This Light Apricot and Lemon Zest Biscuit is a market-style cake that will enhance your end-of-meal treats!
First, here’s the list of the different ingredients you’ll need to prepare this Light Apricot and Lemon Zest Biscuit for 6 people
- 8 Apricots
- 120g or 1/2 cup + 1 Tbsp caster sugar
- 100g or 1/2 cup flour
- 20g or 1 big Tbsp cornstarch
- 4 eggs
- 30g or 3/4 tsp butter + 20g or 1/2 tsp for the pan
- 1 tbsp grated lemon zest
- 1 pinch salt
Now, here are the steps you’ll need to follow to make this Light Apricot and Lemon Zest Biscuit: it takes 20 minutes to prepare and 30 minutes to bake.
Preheat your oven to 180°C (350°F).

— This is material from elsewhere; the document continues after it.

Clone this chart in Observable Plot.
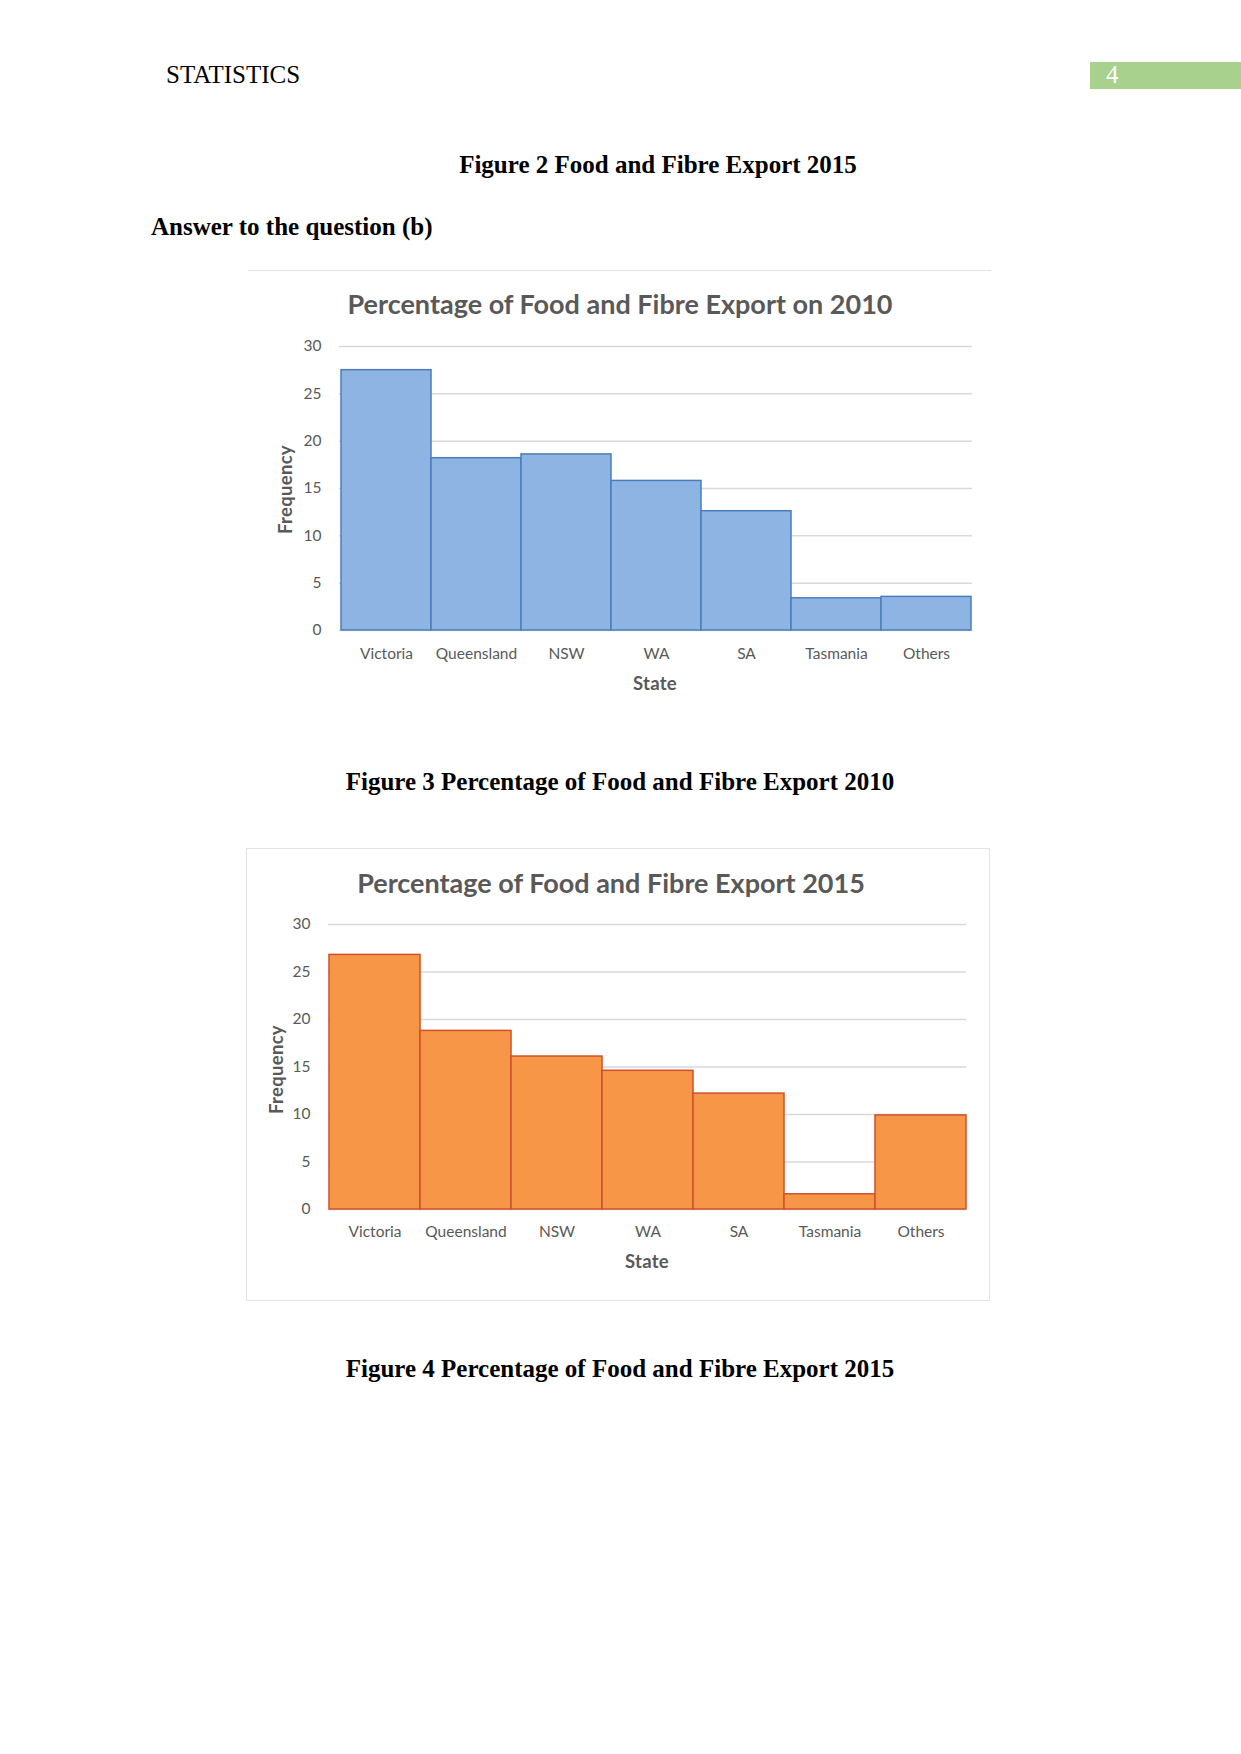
<!DOCTYPE html>
<html>
<head>
<meta charset="utf-8">
<script src="https://cdn.jsdelivr.net/npm/d3@7"></script>
<script src="https://cdn.jsdelivr.net/npm/@observablehq/plot@0.6"></script>
<style>
  html, body { margin: 0; padding: 0; background: #fff; }
  body { width: 1241px; height: 1754px; position: relative; overflow: hidden; }
  .abs { position: absolute; white-space: nowrap; }
  .serif { font-family: "Liberation Serif", "Times New Roman", serif; font-size: 25px; line-height: 25px; color: #000; }
  .bold { font-weight: bold; }
  .ctitle { font-family: Lato, sans-serif; font-weight: bold; font-size: 27px; line-height: 27px; color: #595959; text-align: center; width: 1000px; }
  .atitle { font-family: Lato, sans-serif; font-weight: bold; font-size: 18.5px; line-height: 19px; color: #595959; text-align: center; width: 200px; letter-spacing: 0.3px; }
  .chart { position: absolute; }
</style>
</head>
<body>
<div class="abs serif" style="left:166px; top:62px;">STATISTICS</div>
<div class="abs" style="left:1090px; top:62px; width:151px; height:27px; background:#a9d18e;"></div>
<div class="abs serif" style="left:1106px; top:62px; color:#fff;">4</div>

<div class="abs serif bold" style="left:158px; top:152px; width:1000px; text-align:center;">Figure 2 Food and Fibre Export 2015</div>
<div class="abs serif bold" style="left:151px; top:214px;">Answer to the question (b)</div>

<!-- chart 1 frame -->
<div class="abs" style="left:248px; top:270px; width:743px; height:0; border-top:1.5px solid #e3e3e3;"></div>
<div class="abs ctitle" style="left:120px; top:290px;">Percentage of Food and Fibre Export on 2010</div>
<div id="c1" class="chart" style="left:248px; top:320px;"></div>
<div class="abs atitle" style="left:555px; top:674px;">State</div>
<div class="abs atitle" style="left:185px; top:480px; transform:rotate(-90deg);">Frequency</div>

<div class="abs serif bold" style="left:120px; top:769px; width:1000px; text-align:center;">Figure 3 Percentage of Food and Fibre Export 2010</div>

<!-- chart 2 frame -->
<div class="abs" style="left:246px; top:848px; width:742px; height:451px; border:1.5px solid #e3e3e3;"></div>
<div class="abs ctitle" style="left:111px; top:869px;">Percentage of Food and Fibre Export 2015</div>
<div id="c2" class="chart" style="left:246px; top:898px;"></div>
<div class="abs atitle" style="left:547px; top:1252px;">State</div>
<div class="abs atitle" style="left:176px; top:1060px; transform:rotate(-90deg);">Frequency</div>

<div class="abs serif bold" style="left:120px; top:1356px; width:1000px; text-align:center;">Figure 4 Percentage of Food and Fibre Export 2015</div>

<script>
const states = ["Victoria", "Queensland", "NSW", "WA", "SA", "Tasmania", "Others"];
const values2010 = [27.5, 18.2, 18.6, 15.8, 12.6, 3.4, 3.55];
const values2015 = [26.8, 18.8, 16.1, 14.6, 12.2, 1.6, 9.9];
const yTicks = [0, 5, 10, 15, 20, 25, 30];

function chart(values, opts) {
  const data = states.map((s, i) => ({state: s, value: values[i]}));
  return Plot.plot({
    width: opts.width, height: opts.height,
    marginLeft: opts.ml, marginRight: opts.mr, marginTop: opts.mt, marginBottom: opts.mb,
    style: {fontFamily: "Lato, sans-serif", fontSize: "15.5px", color: "#595959", background: "transparent", overflow: "visible"},
    x: {domain: states, padding: 0, label: null, tickSize: 0, tickPadding: opts.xpad},
    y: {domain: [0, 30], ticks: yTicks, label: null, tickSize: 0, tickPadding: 18},
    marks: [
      Plot.ruleY(yTicks, {stroke: "#d9d9d9", strokeWidth: 1.5}),
      Plot.barY(data, {x: "state", y: "value", fill: opts.fill, stroke: opts.stroke, strokeWidth: 1.5})
    ]
  });
}

document.getElementById("c1").appendChild(chart(values2010, {
  width: 743, height: 380, ml: 91, mr: 19, mt: 26, mb: 70, xpad: 17, fill: "#8eb4e3", stroke: "#4a7ebb"
}));
document.getElementById("c2").appendChild(chart(values2015, {
  width: 742, height: 392, ml: 82, mr: 22, mt: 26, mb: 81, xpad: 16, fill: "#f79646", stroke: "#d0502a"
}));
</script>
</body>
</html>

Wash and dry the apricots. Cut them open and cut them into quarters.
Place the egg yolks in a bowl, add the caster sugar, and whisk until the mixture pales and doubles in volume. Gradually whisk in the sifted flour and cornstarch, then the lemon zest.
Beat the egg whites until stiff peaks form with a pinch of salt. Gently fold them into the previous mixture, then add the 30g of melted butter.
Pour this mixture into a greased springform pan and arrange the apricot segments on top.
Bake for about 30 minutes without letting it brown too much. Let the cake cool and turn it out onto a wire rack. Sprinkle with icing sugar if desired and serve cold.